Hair clips, ponytail holders, headbands and a comb.
Belts. Several. In many colors. For any occasion.
A cell phone.
Your bus pass for camp. Your library card.
A diaper! That must have been my fault when I was very, very sleep deprived and mistook the laundry basket for a diaper genie.
A Magic Treehouse Book.
Lip balm. Tissues. Tissues. Tissues. (Sadly, these items made it all the way to the dryer.)
Emery Board. Nail clippers.
$14.81 in spare change.
Gum. Starbursts. Tic Tacs. Wadded foil chocolate kiss wrappers with little white Hershey tails.
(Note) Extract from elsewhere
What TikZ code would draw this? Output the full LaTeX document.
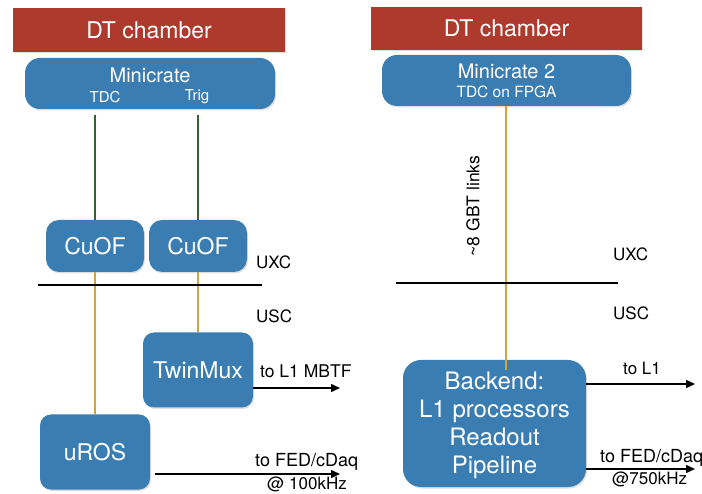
\documentclass[tikz,border=0pt]{standalone}
\usepackage{fontspec}
\setmainfont{TeX Gyre Heros}
\usetikzlibrary{arrows.meta,shadows}
\definecolor{dtred}{HTML}{AE3A2E}
\definecolor{boxblue}{HTML}{3A7DB2}
\definecolor{gold}{HTML}{D4A33A}
\definecolor{dkgreen}{HTML}{2E6430}
\tikzset{
  chamber/.style={fill=dtred, draw=none, text=white, inner sep=0pt, drop shadow={opacity=0.25, shadow xshift=1pt, shadow yshift=-1pt}},
  bluebox/.style={fill=boxblue, draw=none, text=white, inner sep=0pt, align=center, drop shadow={opacity=0.25, shadow xshift=1pt, shadow yshift=-1.5pt}},
  gline/.style={draw=dkgreen, line width=1.3pt},
  yline/.style={draw=gold, line width=1.3pt},
  sep/.style={draw=black, line width=1.2pt},
  outarrow/.style={draw=black, line width=1.5pt, -{Triangle[length=9pt,width=8pt]}},
  lbl/.style={text=black, inner sep=0pt},
}
\newcommand{\fs}[1]{\fontsize{#1}{#1}\selectfont}
\begin{document}
\begin{tikzpicture}[x=1pt,y=-1pt]
\useasboundingbox (0,0) rectangle (702,494);
% ---------- left ----------
\node[chamber, minimum width=272pt, minimum height=44pt] (chL) at (149,30) {\fs{23}DT chamber};
\path[bluebox, rounded corners=15pt] (25,58) rectangle (275,109);
\node[text=white, inner sep=0pt] (mcL) at (150,75) {\fs{20}Minicrate};
\node[text=white, inner sep=0pt] (tdc) at (105,97) {\fs{15}TDC};
\node[text=white, inner sep=0pt] (trig) at (197,97) {\fs{15}Trig};
\coordinate (tdcb) at (95,115);
\coordinate (trigb) at (198,115);
\node[bluebox, rounded corners=13pt, minimum width=98pt, minimum height=52pt] (cuofL) at (95,246) {\fs{23}CuOF};
\node[bluebox, rounded corners=13pt, minimum width=98pt, minimum height=52pt] (cuofR) at (198,246) {\fs{23}CuOF};
\node[bluebox, rounded corners=11pt, minimum width=110pt, minimum height=75pt] (twin) at (198,370) {\fs{23}TwinMux};
\node[bluebox, rounded corners=11pt, minimum width=110pt, minimum height=75pt] (uros) at (95,452) {\fs{23}uROS};
\draw[gline] (tdcb) -- (cuofL.north);
\draw[gline] (trigb) -- (cuofR.north);
\draw[yline] (cuofL.south) -- (uros.north);
\draw[yline] (cuofR.south) -- (twin.north);
\coordinate (sepLa) at (38,285);
\coordinate (sepLb) at (262,285);
\draw[sep] (sepLa) -- (sepLb);
\node[lbl, anchor=west] (uxcL) at (256,262) {\fs{17}UXC};
\node[lbl, anchor=west] (uscL) at (256,316) {\fs{17}USC};
\coordinate (twinEnd) at (340,388);
\draw[outarrow] (twin.east |- twinEnd) -- (twinEnd);
\node[lbl, anchor=west] (l1mbtf) at (260,371) {\fs{17.5}to L1 MBTF};
\coordinate (urosStart) at (155,474);
\coordinate (urosEnd) at (340,474);
\draw[outarrow] (urosStart) -- (urosEnd);
\node[lbl, anchor=west] (fedL) at (255,462) {\fs{18}to FED/cDaq};
\node[lbl, anchor=west] (rateL) at (267,484) {\fs{17}@ 100kHz};
% ---------- right ----------
\node[chamber, minimum width=271pt, minimum height=43pt] (chR) at (506.5,28.5) {\fs{23}DT chamber};
\node[bluebox, rounded corners=15pt, minimum width=249pt, minimum height=51pt] (mcR) at (506.5,80.5) {};
\node[text=white, inner sep=0pt] (mc2) at (506.5,71) {\fs{20}Minicrate 2};
\node[text=white, inner sep=0pt] (fpga) at (506.5,92) {\fs{15.5}TDC on FPGA};
\node[bluebox, rounded corners=18pt, minimum width=183pt, minimum height=127pt] (back) at (494.5,423.5) {};
\node[text=white, inner sep=0pt, align=center, font=\fontsize{24}{28}\selectfont] (backtxt) at (494.5,425) {Backend:\\L1 processors\\Readout\\Pipeline};
\coordinate (linkEnd) at (506,370);
\draw[yline] (mcR.south -| linkEnd) -- (linkEnd);
\node[lbl, rotate=90] (gbt) at (473,206) {\fs{17.5}\textasciitilde8 GBT links};
\coordinate (sepRa) at (396,283);
\coordinate (sepRb) at (618,283);
\draw[sep] (sepRa) -- (sepRb);
\node[lbl, anchor=west] (uxcR) at (613,254) {\fs{17}UXC};
\node[lbl, anchor=west] (uscR) at (613,313) {\fs{17}USC};
\coordinate (l1End) at (695,384);
\draw[outarrow] (back.east |- l1End) -- (l1End);
\node[lbl, anchor=west] (l1) at (623,368) {\fs{17}to L1};
\coordinate (fedEnd) at (695,469);
\draw[outarrow] (back.east |- fedEnd) -- (fedEnd);
\node[lbl, anchor=west] (fedR) at (600,458) {\fs{18}to FED/cDaq};
\node[lbl, anchor=west] (rateR) at (612,479) {\fs{17}@750kHz};
\end{tikzpicture}
\end{document}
A pencil, eraser, and plastic sharpener full of shavings. All nice and tidy in the side pocket of your cargo pants.
And while we’re on the subject, two pockets full of rocks in your purple coat that was washed, put into storage, and then came back out with the rock collection intact.
Legos. A dreidl. Chess pieces. Dice. Happy Meal Toys.
The Pokemon cards you absolutely HAD TO HAVE.
Stickers. Crayons. Notepads. Paper clips. Rubber bands. A tape measure.
Flip flops. Goggles. Sunscreen. Seashells. Not all on the same day. Really.
Leaves. Grass. Sticks.
A Soccer Medal.
Mini Golf score card (with mini pencil).
The shirts you dribbled olive oil/Gatorade/butter/popsicle juice/chocolate milk all over without bothering to ask for stain remover.
But never once have I found, in the washer or dryer, the socks you take off in the kitchen every day to leave behind as your personal calling card. Hi mom. I’m home.
Would somebody please come downstairs and pick the sunflower seed husks out of the dryer lint screen? Thanks.